Burning plastic may keep some of the waste from being buried in the ground. But as much as 30 per cent of it gets left behind in the form of solid ash or slag after burning. And guess where that ends up? Buried somewhere.
As for the rest: picture a garbage dump in the sky where harmful chemicals released into the environment by plastic burning accumulate. These chemicals end up in our lungs, bodies, and even in some of the foods we eat, including fish and eggs.
Waste burning is an expensive and greedy process.
Once a costly plastic burning facility is built, it needs to burn lots of garbage for the next 30 or so years to pay for itself. That means in order to stay up and running, it needs one thing: lots and lots of plastic waste. So right there, a plastic-burning facility undermines the main “must-do” to address plastic pollution—reduce the amount of plastic we make, use and throw away.
Counting on waste burning to solve the problem is like adding traffic lanes to curb congestion. It does the opposite. Adding more lanes, just encourages more and more cars to get on the road. The same is true with plastic burning. It just encourages more plastic production, most of which will still end up in landfills or littering the natural environment, even as some is shoveled into an expensive incinerator.
The plastics industry wants to pretend this is the solution so they can keep making more and more plastic. The equivalent of at least one dump truck full of plastic waste is already dumped into the world’s oceans every minute. Unless we win the race against plastic pollution, the industry will produce nearly five times more plastic each year by 2050 than it does today.
Burning plastic is *not* recycling.
Despite the term being touted by industry (and even some governments), “advanced recycling” could not be a less accurate description of what plastic burning really is. Recycling is the practice of recovering material before it becomes waste so that it can be made into something new, while reducing or eliminating the need for new raw materials. Paper, metal and glass are all materials that are recycled to avoid cutting down new trees, mining for new minerals or digging up new sand.

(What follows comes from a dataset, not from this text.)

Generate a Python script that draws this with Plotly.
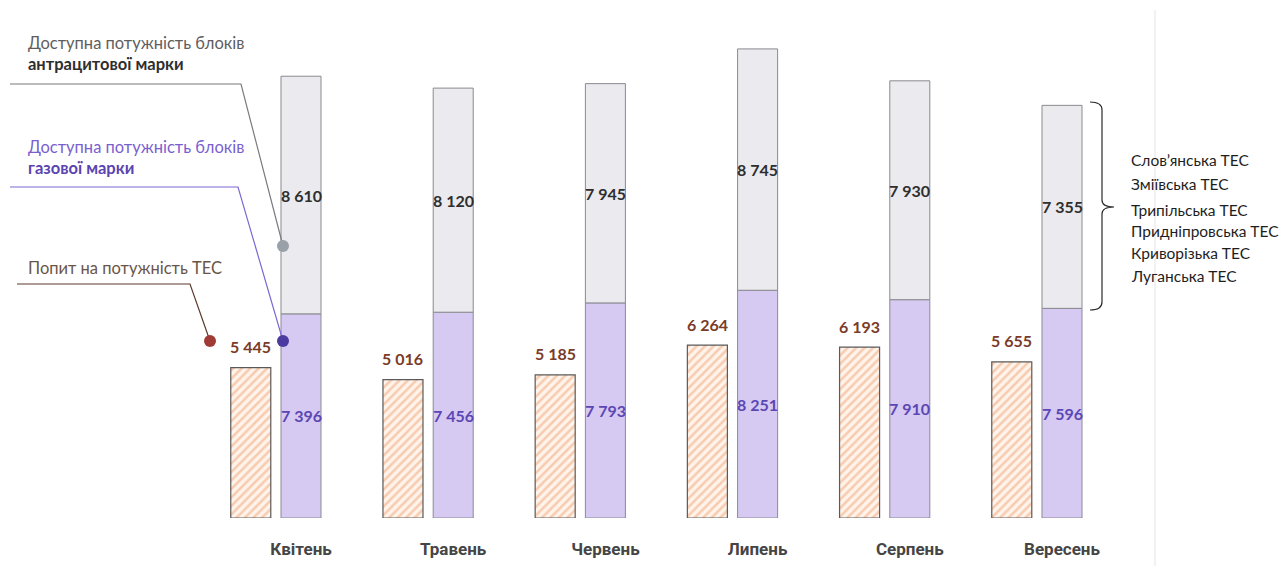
import plotly.graph_objects as go

months = ["Квітень", "Травень", "Червень", "Липень", "Серпень", "Вересень"]
demand = [5445, 5016, 5185, 6264, 6193, 5655]
gas_units = [7396, 7456, 7793, 8251, 7910, 7596]
anthracite_units = [8610, 8120, 7945, 8745, 7930, 7355]
plants = ["Слов’янська ТЕС", "Зміївська ТЕС", "Трипільська ТЕС",
          "Придніпровська ТЕС", "Криворізька ТЕС", "Луганська ТЕС"]

# the page body adds an 8px offset; work in reference pixel coordinates
OFF = 8
W, H = 1288 - OFF, 566 - OFF
BASE_Y = 518                    # baseline in reference pixels
MB = 566 - BASE_Y               # bottom margin
PLOT_H = H - MB
BAR_W = 0.263
DEM_SHIFT = 0.33
PX_PER_UNIT = 0.0276
YMAX = PLOT_H / PX_PER_UNIT
CAT_PX = 152.2
X0 = -(301 - OFF) / CAT_PX
X1 = X0 + W / CAT_PX

FONT = "Lato"

def px(x):
    return (x - OFF) / W

def py(y):
    return (BASE_Y - y) / PLOT_H

fig = go.Figure()

fig.add_trace(go.Bar(
    x=months, y=demand, width=BAR_W, offset=-DEM_SHIFT - BAR_W / 2,
    marker=dict(color="#fff4ec",
                pattern=dict(shape="/", fgcolor="#f0a272", bgcolor="#fff4ec",
                             size=6, solidity=0.42),
                line=dict(color="#5a5a5a", width=1.2)),
    name="Попит на потужність ТЕС", showlegend=False, hoverinfo="skip"))

fig.add_trace(go.Bar(
    x=months, y=gas_units, width=BAR_W, offset=-BAR_W / 2,
    marker=dict(color="#d6c9f2", line=dict(color="#8a8a96", width=1)),
    name="газової марки", showlegend=False, hoverinfo="skip"))

fig.add_trace(go.Bar(
    x=months, y=anthracite_units, base=gas_units, width=BAR_W, offset=-BAR_W / 2,
    marker=dict(color="#ebeaef", line=dict(color="#8a8a8e", width=1)),
    name="антрацитової марки", showlegend=False, hoverinfo="skip"))

def fmt(v):
    return f"{v:,}".replace(",", " ")

annotations = []
for i, m in enumerate(months):
    annotations.append(dict(
        x=i - DEM_SHIFT, y=demand[i], xref="x", yref="y", yshift=21,
        text=fmt(demand[i]), showarrow=False,
        font=dict(family=FONT, size=16, color="#7a3b28", weight="bold")))
    annotations.append(dict(
        x=i, y=gas_units[i] / 2, xref="x", yref="y",
        text=fmt(gas_units[i]), showarrow=False,
        font=dict(family=FONT, size=16, color="#5b47b4", weight="bold")))
    annotations.append(dict(
        x=i, y=gas_units[i] + anthracite_units[i] / 2, xref="x", yref="y",
        text=fmt(anthracite_units[i]), showarrow=False,
        font=dict(family=FONT, size=16, color="#2e2e2e", weight="bold")))

def left_text(y, text, color, bold=False):
    annotations.append(dict(
        x=px(26), y=py(y), xref="paper", yref="paper", xanchor="left", yanchor="middle",
        text=text, showarrow=False,
        font=dict(family=FONT, size=16.5, color=color, weight="bold" if bold else "normal")))

left_text(43, "Доступна потужність блоків", "#5e5e5e")
left_text(64, "антрацитової марки", "#2e2e2e", True)
left_text(147, "Доступна потужність блоків", "#7a5fd0")
left_text(168, "газової марки", "#5a44b0", True)
left_text(268, "Попит на потужність ТЕС", "#6a5548")

plant_y = [160, 184, 210, 231, 253, 276]
for t, yy in zip(plants, plant_y):
    annotations.append(dict(
        x=px(1129), y=py(yy), xref="paper", yref="paper", xanchor="left", yanchor="middle",
        text=t, showarrow=False, font=dict(family=FONT, size=15.5, color="#1e1e1e")))

shapes = []
def seg(pts, color, width=1.2):
    path = "M " + " L ".join(f"{px(x)},{py(y)}" for x, y in pts)
    shapes.append(dict(type="path", path=path, xref="paper", yref="paper",
                       line=dict(color=color, width=width)))

def dot(x, y, color, r=6):
    shapes.append(dict(type="circle", xref="paper", yref="paper",
                       x0=px(x - r), x1=px(x + r), y0=py(y + r), y1=py(y - r),
                       fillcolor=color, line=dict(color=color, width=0)))

seg([(10, 84), (241, 84), (283, 246)], "#7a7a80")
seg([(10, 187), (238, 187), (283, 341)], "#7d68d4")
seg([(17, 284), (190, 284), (210, 341)], "#5a3a2c")
dot(283, 246, "#9aa0a8")
dot(283, 341, "#4b3aa0")
dot(210, 341, "#a03a34")

shapes.append(dict(type="path", xref="paper", yref="paper",
                   path=(f"M {px(1090)},{py(102)} Q {px(1102)},{py(102)} {px(1102)},{py(110)} "
                         f"L {px(1102)},{py(200)} Q {px(1102)},{py(207)} {px(1114)},{py(207)} "
                         f"Q {px(1102)},{py(207)} {px(1102)},{py(214)} "
                         f"L {px(1102)},{py(302)} Q {px(1102)},{py(310)} {px(1090)},{py(310)}"),
                   line=dict(color="#2a2a2a", width=1.2)))

shapes.append(dict(type="line", xref="paper", yref="paper",
                   x0=px(1155), x1=px(1155), y0=py(10), y1=py(566),
                   line=dict(color="#e4e4e8", width=1), layer="below"))

fig.update_layout(
    width=W, height=H,
    margin=dict(l=0, r=0, t=0, b=MB),
    paper_bgcolor="white", plot_bgcolor="white",
    barmode="overlay",
    showlegend=False,
    annotations=annotations,
    shapes=shapes,
    xaxis=dict(range=[X0, X1], showgrid=False, zeroline=False, showline=False,
               ticks="outside", ticklen=16, tickcolor="rgba(0,0,0,0)",
               tickfont=dict(family="Roboto", size=17, color="#454545", weight="bold"),
               fixedrange=True),
    yaxis=dict(range=[0, YMAX], visible=False, fixedrange=True),
)

fig.write_html("out.html")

But it’s not so easy to recycle plastics, especially flexible ones like film, which are difficult to collect and sort. Plastics also often contain additives that make reuse and recycling unsafe. That’s why more than 90 per cent of the world’s plastic waste ends up in landfills, incinerators or the natural environment without ever being made into anything else.
And burning plastic as fuel or to make fuel is something else altogether. It’s certainly not recycling. It’s a dirty and unproven approach that’s just locking us into our dependence on plastic and fossil fuels (since oil and gas are the feedstock for virtually all plastic). We need a just transition to renewable energy, and burning plastic is not it.
CHECK OUT OUR INFOGRAPHIC ON THE PROBLEM WITH PLASTIC RECYCLING.
Instead of peddling false solutions to the plastic pollution crisis, we need to keep our eye on the prize and focus on reducing the amount of plastic made and used, and reusing the plastic we need.